(Reuters) – San Francisco Federal Reserve Bank President Mary Daly on Tuesday said the U.S. central bank will need to stick with easy policy during what’s likely to be a “protracted” recovery from the coronavirus crisis if it is to bring the economy back to full employment and reach its inflation goal.
“Hitting or exceeding 2 percent inflation for a few months does not mean victory,” Daly said in remarks prepared for delivery at a virtual Arizona State University luncheon. “To fully achieve the goal of price stability, we need to see a sustained period of moderately above-target inflation. Only then will the job be complete.”
Daly’s remarks underscore the Fed’s new way of doing business – rather than aim for a specific level of unemployment and raise interest rates to head off unwanted inflation before it arrives, the central bank now plans to keep rates low until inflation gets above, and stays above, its 2% target.
With COVID-19 cases surging, the Fed’s first priority will to be help bridge economic disruptions by keeping rates near zero and providing emergency lending when needed, she said.

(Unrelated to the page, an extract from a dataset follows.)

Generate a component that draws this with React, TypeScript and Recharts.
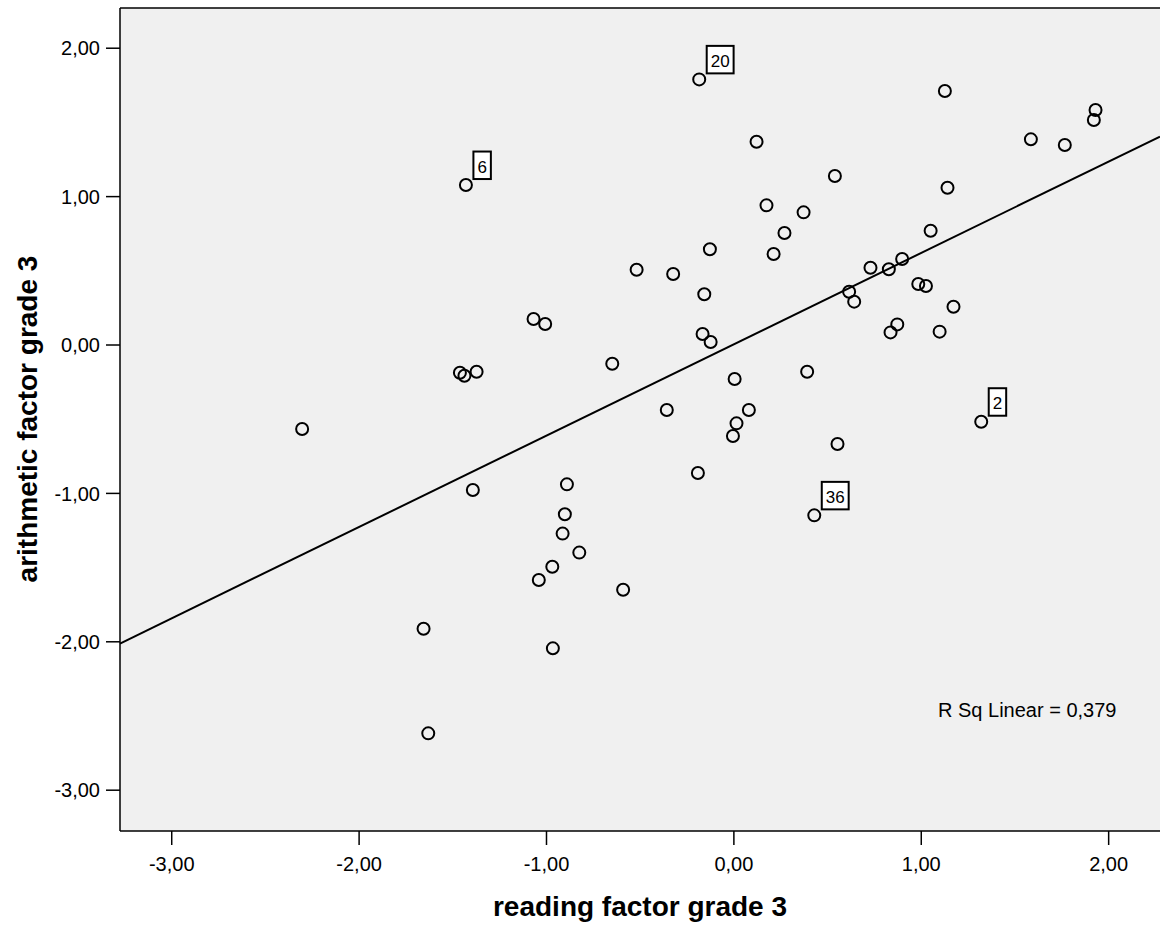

But with several vaccines expected to be approved for emergency use in coming weeks, the Fed’s commitment to its new longer-term framework could be tested as soon as the middle of next year. At that point, the economy could surge back, pushing up prices at least temporarily, even as millions of Americans continue to struggle to find work.
“A full and true recovery from COVID-19 will most likely be protracted. And it will be tempting, as time passes, to think that monetary policy has done all that it can,” Daly said.
But, she said, “even when progress is gradual the central bank can, with commitment, bring inflation sustainably to target.”